Risk prevention: Big data improves quality
“Zero outage” is the aspiration and declared objective that T-Systems wishes to achieve when it comes to delivering quality to its customers. One key component of our “quality journey,” particularly in terms of risk prevention, is our big data initiative.
The core of big data – and its value added – stems from the interplay of different data sources and the targeted evaluation of relevant data sets. A business enterprise that relies on big data must realize that big data is not just a matter that concerns the IT department. It has a business impact and is thus part of the business strategy. The technology is applied to reach an overarching business objective, namely to generate competitive advantages. Based on secure and direct access, data is analyzed – if possible in real time – in compliance with data protection and data privacy regulations. The use of big data as a supplement to conventional enterprise DWH applications lays the foundation for storing and analyzing enormous amounts of data.
What does big data have to do with quality?
To improve quality for our customers, we need to recognize negative trends very early and react quickly with the right decisions. Big data can help when transforming our reactive approach to resolving incidents to a method based on preventive risk management. What’s more, detailed analyses also uncover weaknesses and repetitive events that can be remedied efficiently, sometimes even with automated mechanisms. That improves quality and reduces costs at the same time.
There are three basic approaches:
The main objective is to detect major incidents well in advance and prevent them from taking place. This involves knowing which events are related to major incidents. We need to evaluate the events documented in our system monitoring processes, not to mention configuration items (CI) data, incidents, changes and relevant log files in order to determine the statistical correlations. This information enables us to take appropriate countermeasures if the events occur – and that will also reduce the number of critical incidents and the mean time to repair (MTTR). By doing this, the number of major incidents at T-Systems has declined considerably.
Another way to prevent incidents and countless information tickets is to cluster the incidents and queries according to customer-specific and overarching parameters using big data. We then use traditional problem management processes to analyze and process the main issues revealed. The goal here is to improve quality by reducing the number of tickets. Fewer queries and tickets lighten the workload and reduce costs in the support organization.

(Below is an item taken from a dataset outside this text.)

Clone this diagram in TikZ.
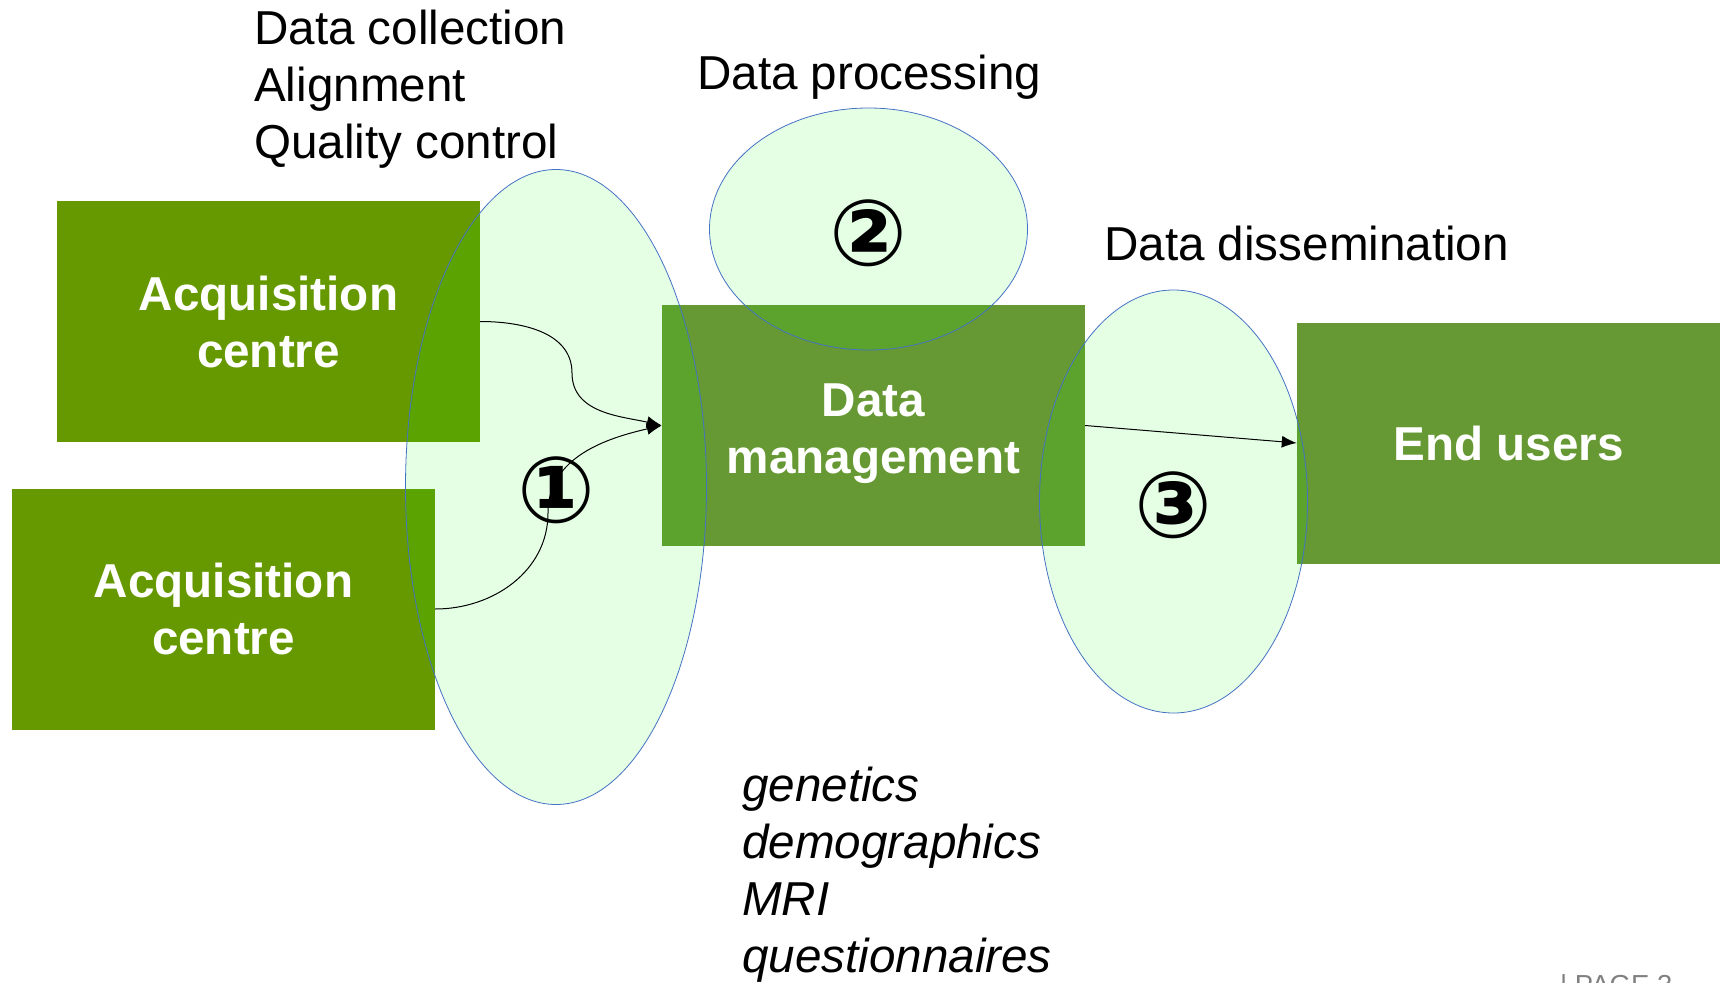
\documentclass[tikz,border=0pt]{standalone}
\usepackage{fontspec}
\setmainfont{Liberation Sans}
\newfontfamily\circfont{DejaVu Sans}
\usepackage{tikz}
\usetikzlibrary{arrows.meta,positioning,shapes.geometric}
\definecolor{acqgreen}{HTML}{669900}
\definecolor{mgmtgreen}{HTML}{669933}
\definecolor{rimblue}{HTML}{4472C4}
\newcommand{\bigfont}{\fontsize{47.6}{57}\selectfont}
\tikzstyle{centre} = [fill=acqgreen,text=white,font=\bigfont\bfseries,minimum width=423pt,minimum height=241pt,inner sep=0pt,align=center]
\tikzstyle{stage} = [centre,fill=mgmtgreen]
\tikzstyle{phase} = [ellipse,draw=rimblue,line width=0.8pt,fill=green,fill opacity=0.1,text opacity=1,inner sep=0pt,font=\circfont\bfseries\fontsize{92}{92}\selectfont]
\tikzstyle{note} = [font=\bigfont,inner sep=0pt,anchor=base west,align=left]
\tikzstyle{feed} = [-{Latex[length=15pt,width=12pt]},line width=1pt]

\begin{document}
\begin{tikzpicture}[x=1pt,y=-1pt]
                  \useasboundingbox (0,0) rectangle (1723,982);
                  \node (acqA)[centre] at (268.5,321.5) {Acquisition\\centre};
                  \node (acqB)[centre] at (223.5,609) {Acquisition\\centre};
                  \node (dm)[stage]    at (873.5,425.5) {\rule{0pt}{50pt}Data\\management};
                  \node (users)[stage] at (1508.5,443) {End users};

                  % the three phases
                  \node (collect)[phase,minimum width=301pt,minimum height=635pt] at (556,487) {\raisebox{-3pt}[\height][\depth]{①}};
                  \node (process)[phase,minimum width=318pt,minimum height=242pt] at (868.5,229) {\raisebox{-4pt}[\height][\depth]{②}};
                  \node (share)[phase,minimum width=268pt,minimum height=423pt]   at (1173.5,501.5) {\raisebox{-4pt}[\height][\depth]{③}};

                  \node (steps)[note]   at (254,158)  {Data collection\\Alignment\\Quality control};
                  \node (proclab)[note] at (697,89)   {Data processing};
                  \node (sharelab)[note] at (1104,260) {Data dissemination};
                  \node (sources)[note,font=\bigfont\itshape] at (742,972) {genetics\\demographics\\MRI\\questionnaires};
                  \node (page)[note,font=\fontsize{27.5}{30}\selectfont,text=gray] at (1560,994) {| PAGE 3};

                  \coordinate (bendA) at (572,373);
                  \coordinate (bendB) at (548,513);
                  \draw[feed] (acqA.east) to[out=0,in=90] (bendA) to[out=-90,in=167] (dm.west);
                  \draw[feed] (acqB.east) to[out=0,in=-90] (bendB) to[out=90,in=193] (dm.west);
                  \draw[feed] (dm.east) -- (users.west);
            \end{tikzpicture}
\end{document}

A third objective is to increase data quality. This begins with the data in our asset and configuration management systems – this data is the foundation of our support processes. The big data approach can be used to automatically find incomplete or corrupted data – this information can then be given to the business departments where steps will be taken to rectify the situation. This improves data quality.
Specific measures that increase quality
When taking this approach, the first step involves the establishment of the technical and structural environment needed for big data – in other words, the production environment must be linked to all of the required data sources. It goes without saying that the employees in the big data and data mining departments must be fully trained and skilled at analyzing the data generated.
T-Systems has set up its own program of quality and efficiency measures designed to avoid tickets based on the analysis of historical data.
Hidden spatial, temporal or even logical patterns between incidents and events are uncovered and used as the basis for establishing an early warning system to prevent incidents. Correlations between incidents and the age of the hardware or the manufacturer can be identified as well. This information is helpful when making decisions related to hardware investments.
With experience gained from pilot projects, T-Systems has also designed structured approach models known as playbooks that can be applied to similar or recurring customer situations.
This method prevents incidents from taking place at all. An additional plus is an improvement in the speed and efficiency of the support unit, not to mention reductions in cost.